Set down the material below word for word, excluding the pictures.

------------------------------------------------

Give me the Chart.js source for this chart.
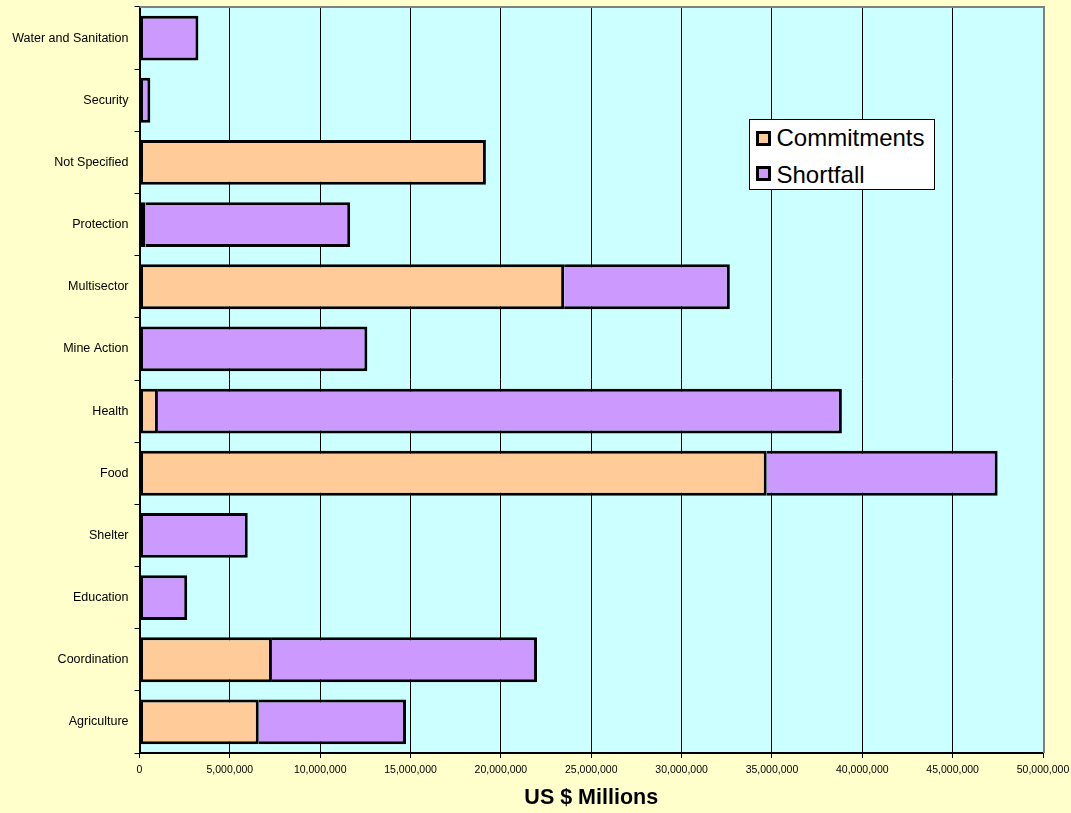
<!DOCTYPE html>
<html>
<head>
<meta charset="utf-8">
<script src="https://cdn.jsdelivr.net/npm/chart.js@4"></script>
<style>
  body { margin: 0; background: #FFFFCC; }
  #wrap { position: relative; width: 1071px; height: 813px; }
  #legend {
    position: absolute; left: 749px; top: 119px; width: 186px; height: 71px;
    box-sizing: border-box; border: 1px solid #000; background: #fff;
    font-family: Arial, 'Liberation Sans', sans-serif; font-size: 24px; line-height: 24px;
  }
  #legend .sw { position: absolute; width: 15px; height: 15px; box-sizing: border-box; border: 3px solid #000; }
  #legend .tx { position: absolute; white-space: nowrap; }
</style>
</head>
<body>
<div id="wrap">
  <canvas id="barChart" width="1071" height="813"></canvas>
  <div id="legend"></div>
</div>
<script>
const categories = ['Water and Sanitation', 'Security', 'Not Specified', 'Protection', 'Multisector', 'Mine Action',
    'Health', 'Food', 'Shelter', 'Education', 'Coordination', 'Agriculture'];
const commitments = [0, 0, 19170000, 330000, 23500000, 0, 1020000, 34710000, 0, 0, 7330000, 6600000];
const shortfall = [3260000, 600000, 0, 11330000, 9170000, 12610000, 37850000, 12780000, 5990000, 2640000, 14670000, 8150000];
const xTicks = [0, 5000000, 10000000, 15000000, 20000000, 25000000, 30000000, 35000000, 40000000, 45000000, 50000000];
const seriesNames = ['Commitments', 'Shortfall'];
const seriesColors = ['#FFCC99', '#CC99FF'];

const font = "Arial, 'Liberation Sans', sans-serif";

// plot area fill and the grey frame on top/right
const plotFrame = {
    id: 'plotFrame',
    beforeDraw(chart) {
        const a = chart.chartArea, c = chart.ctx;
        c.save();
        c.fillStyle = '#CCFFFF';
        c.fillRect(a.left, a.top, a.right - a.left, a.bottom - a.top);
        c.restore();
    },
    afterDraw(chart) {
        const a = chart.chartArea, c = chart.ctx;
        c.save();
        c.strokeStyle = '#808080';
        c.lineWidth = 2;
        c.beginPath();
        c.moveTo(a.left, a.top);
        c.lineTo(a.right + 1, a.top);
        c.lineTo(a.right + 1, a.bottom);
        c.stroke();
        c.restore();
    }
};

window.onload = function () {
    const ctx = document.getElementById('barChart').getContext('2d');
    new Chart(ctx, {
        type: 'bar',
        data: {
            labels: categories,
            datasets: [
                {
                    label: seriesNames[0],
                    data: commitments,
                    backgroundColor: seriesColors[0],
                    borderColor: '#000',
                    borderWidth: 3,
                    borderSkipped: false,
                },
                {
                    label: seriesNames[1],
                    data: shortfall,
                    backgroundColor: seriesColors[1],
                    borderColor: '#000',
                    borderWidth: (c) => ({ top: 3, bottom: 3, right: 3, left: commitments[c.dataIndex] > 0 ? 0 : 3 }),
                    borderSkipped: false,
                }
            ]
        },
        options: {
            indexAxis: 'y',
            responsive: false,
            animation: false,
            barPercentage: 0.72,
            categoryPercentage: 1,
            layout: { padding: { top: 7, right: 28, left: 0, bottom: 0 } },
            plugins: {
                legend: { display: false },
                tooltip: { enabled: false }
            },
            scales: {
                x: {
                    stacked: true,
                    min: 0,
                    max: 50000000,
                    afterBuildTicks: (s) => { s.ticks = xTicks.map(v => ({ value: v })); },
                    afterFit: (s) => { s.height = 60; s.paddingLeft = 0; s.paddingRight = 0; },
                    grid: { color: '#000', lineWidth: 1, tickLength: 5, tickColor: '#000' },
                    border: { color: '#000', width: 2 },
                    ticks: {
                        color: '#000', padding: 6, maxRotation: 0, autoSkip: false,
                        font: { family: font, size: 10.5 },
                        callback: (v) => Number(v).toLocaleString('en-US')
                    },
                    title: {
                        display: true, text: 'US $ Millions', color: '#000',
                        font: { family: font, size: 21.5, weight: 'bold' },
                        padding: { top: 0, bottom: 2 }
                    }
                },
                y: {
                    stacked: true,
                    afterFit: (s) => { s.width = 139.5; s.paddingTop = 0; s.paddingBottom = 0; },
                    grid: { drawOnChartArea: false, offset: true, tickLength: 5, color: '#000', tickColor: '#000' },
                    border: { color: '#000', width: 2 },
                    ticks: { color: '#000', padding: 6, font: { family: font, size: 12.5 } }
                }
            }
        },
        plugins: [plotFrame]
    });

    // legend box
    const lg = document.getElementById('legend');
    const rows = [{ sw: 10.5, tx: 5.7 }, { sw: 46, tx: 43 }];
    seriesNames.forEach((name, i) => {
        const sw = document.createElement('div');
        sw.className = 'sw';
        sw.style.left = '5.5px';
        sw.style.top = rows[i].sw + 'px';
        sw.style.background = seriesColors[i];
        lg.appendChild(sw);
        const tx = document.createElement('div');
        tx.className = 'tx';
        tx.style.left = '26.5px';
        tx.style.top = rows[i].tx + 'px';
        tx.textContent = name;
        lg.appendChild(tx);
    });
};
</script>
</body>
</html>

------------------------------------------------

Result:
Give me the Chart.js source for this chart.
<!DOCTYPE html>
<html>
<head>
<meta charset="utf-8">
<script src="https://cdn.jsdelivr.net/npm/chart.js@4"></script>
<style>
  body { margin: 0; background: #FFFFCC; }
  #wrap { position: relative; width: 1071px; height: 813px; }
  #legend {
    position: absolute; left: 749px; top: 119px; width: 186px; height: 71px;
    box-sizing: border-box; border: 1px solid #000; background: #fff;
    font-family: Arial, 'Liberation Sans', sans-serif; font-size: 24px; line-height: 24px;
  }
  #legend .sw { position: absolute; width: 15px; height: 15px; box-sizing: border-box; border: 3px solid #000; }
  #legend .tx { position: absolute; white-space: nowrap; }
</style>
</head>
<body>
<div id="wrap">
  <canvas id="barChart" width="1071" height="813"></canvas>
  <div id="legend"></div>
</div>
<script>
const categories = ['Water and Sanitation', 'Security', 'Not Specified', 'Protection', 'Multisector', 'Mine Action',
    'Health', 'Food', 'Shelter', 'Education', 'Coordination', 'Agriculture'];
const commitments = [0, 0, 19170000, 330000, 23500000, 0, 1020000, 34710000, 0, 0, 7330000, 6600000];
const shortfall = [3260000, 600000, 0, 11330000, 9170000, 12610000, 37850000, 12780000, 5990000, 2640000, 14670000, 8150000];
const xTicks = [0, 5000000, 10000000, 15000000, 20000000, 25000000, 30000000, 35000000, 40000000, 45000000, 50000000];
const seriesNames = ['Commitments', 'Shortfall'];
const seriesColors = ['#FFCC99', '#CC99FF'];

const font = "Arial, 'Liberation Sans', sans-serif";

// plot area fill and the grey frame on top/right
const plotFrame = {
    id: 'plotFrame',
    beforeDraw(chart) {
        const a = chart.chartArea, c = chart.ctx;
        c.save();
        c.fillStyle = '#CCFFFF';
        c.fillRect(a.left, a.top, a.right - a.left, a.bottom - a.top);
        c.restore();
    },
    afterDraw(chart) {
        const a = chart.chartArea, c = chart.ctx;
        c.save();
        c.strokeStyle = '#808080';
        c.lineWidth = 2;
        c.beginPath();
        c.moveTo(a.left, a.top);
        c.lineTo(a.right + 1, a.top);
        c.lineTo(a.right + 1, a.bottom);
        c.stroke();
        c.restore();
    }
};

window.onload = function () {
    const ctx = document.getElementById('barChart').getContext('2d');
    new Chart(ctx, {
        type: 'bar',
        data: {
            labels: categories,
            datasets: [
                {
                    label: seriesNames[0],
                    data: commitments,
                    backgroundColor: seriesColors[0],
                    borderColor: '#000',
                    borderWidth: 3,
                    borderSkipped: false,
                },
                {
                    label: seriesNames[1],
                    data: shortfall,
                    backgroundColor: seriesColors[1],
                    borderColor: '#000',
                    borderWidth: (c) => ({ top: 3, bottom: 3, right: 3, left: commitments[c.dataIndex] > 0 ? 0 : 3 }),
                    borderSkipped: false,
                }
            ]
        },
        options: {
            indexAxis: 'y',
            responsive: false,
            animation: false,
            barPercentage: 0.72,
            categoryPercentage: 1,
            layout: { padding: { top: 7, right: 28, left: 0, bottom: 0 } },
            plugins: {
                legend: { display: false },
                tooltip: { enabled: false }
            },
            scales: {
                x: {
                    stacked: true,
                    min: 0,
                    max: 50000000,
                    afterBuildTicks: (s) => { s.ticks = xTicks.map(v => ({ value: v })); },
                    afterFit: (s) => { s.height = 60; s.paddingLeft = 0; s.paddingRight = 0; },
                    grid: { color: '#000', lineWidth: 1, tickLength: 5, tickColor: '#000' },
                    border: { color: '#000', width: 2 },
                    ticks: {
                        color: '#000', padding: 6, maxRotation: 0, autoSkip: false,
                        font: { family: font, size: 10.5 },
                        callback: (v) => Number(v).toLocaleString('en-US')
                    },
                    title: {
                        display: true, text: 'US $ Millions', color: '#000',
                        font: { family: font, size: 21.5, weight: 'bold' },
                        padding: { top: 0, bottom: 2 }
                    }
                },
                y: {
                    stacked: true,
                    afterFit: (s) => { s.width = 139.5; s.paddingTop = 0; s.paddingBottom = 0; },
                    grid: { drawOnChartArea: false, offset: true, tickLength: 5, color: '#000', tickColor: '#000' },
                    border: { color: '#000', width: 2 },
                    ticks: { color: '#000', padding: 6, font: { family: font, size: 12.5 } }
                }
            }
        },
        plugins: [plotFrame]
    });

    // legend box
    const lg = document.getElementById('legend');
    const rows = [{ sw: 10.5, tx: 5.7 }, { sw: 46, tx: 43 }];
    seriesNames.forEach((name, i) => {
        const sw = document.createElement('div');
        sw.className = 'sw';
        sw.style.left = '5.5px';
        sw.style.top = rows[i].sw + 'px';
        sw.style.background = seriesColors[i];
        lg.appendChild(sw);
        const tx = document.createElement('div');
        tx.className = 'tx';
        tx.style.left = '26.5px';
        tx.style.top = rows[i].tx + 'px';
        tx.textContent = name;
        lg.appendChild(tx);
    });
};
</script>
</body>
</html>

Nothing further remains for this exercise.